There are a few places from my childhood that I associate with feeling at peace. My house (except when my older sisters screamed at one another over clothes), the beach at our family cabin, and church.
I can’t explain why but from a very young age, I’ve always felt loved by a loving God. Being at church as a child reinforced this conviction. The physical building, the rituals, the music, and the people all sang the same chorus. “You are never alone. You are loved.”
I still feel a sense of comfort when I sit in church. Just this past Christmas Eve, the familiar decorations in the sanctuary, the reading of the Christmas story by the fifth graders, and the lighting of the Advent candles sang to me once again. However, this year as I sat in the pew, another chorus in my mind competed for attention. It didn’t sound like unconditional love.
While this alternate refrain wasn’t new to me, its volume was higher. I suspect that an experience my daughter had a few years ago and a piece of recent Seattle news contributed to its amplication.
In high school, my oldest was very involved in the youth group at a church – one that we, as a family, did not attend. In particular, she participated in the group’s annual home-building mission trips to Mexico. This community mattered to her and helped her to see the world as larger than her own teenage angst.
During her senior year, church leadership enacted a policy that prohibited adult youth leaders from directly affirming LGBTQIA+ students. The decision had fall out. The youth pastor and several volunteers left. Many students, my daughter included, stopped attending as well.
While I felt for her, and for the real grief she experienced from losing important connections, I deeply worried about the students most personally impacted. For them, the chorus had abruptly changed … you are alone and you are not unconditionally loved. I imagined shame and the potentially life threatening consequences of it.
Fast forward to this summer. The once largest Presbyterian church in Seattle shut down. Six years prior, the church had attempted to break away from the Presbyterian Church (U.S.A.), in part because its leaders disagreed with denomination’s decision to revise the definition of marriage to accommodate unions between same sex couples. Ultimately, the church remained Presbyterian and a new pastor was hired.
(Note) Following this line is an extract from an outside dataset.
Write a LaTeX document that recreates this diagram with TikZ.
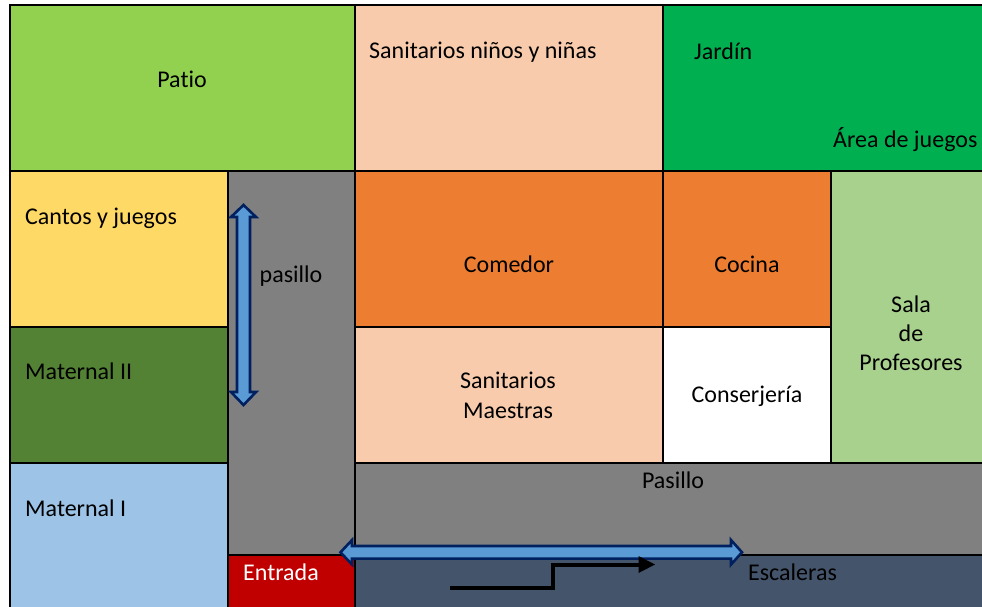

But the battle had fallout. Legal expenses grew and church attendance shrunk. When the church finally closed its doors in July, various community outreach programs – many focused on serving the city’s growing homeless population – ended as well.
What’s happening to the church, a place that has comforted me at various times in my life? And what’s my connection to it? I feel religiously unmoored which is very unsettling – especially in middle age with parents and other loved ones passing away.
As I ponder all of this, a song called “The Side of Grace” runs through my mind. It was written by a dear friend and former teaching colleague, Anne Marie Russell. You can listen to it here.
If I’m wrong, well I’d rather be found standing on the side of grace. And if I march on the other side, let it be for the sake of love. Things may ultimately be more black and white than these eyes of mine can see, And if I err let it be on the side of grace.
Let it be towards grace.
This I know: I choose to stand on the side of grace. Every time. And doing so demands that I find and support places where the chorus always and only reminds those that gather that they matter. That they are fiercely loved by a loving God.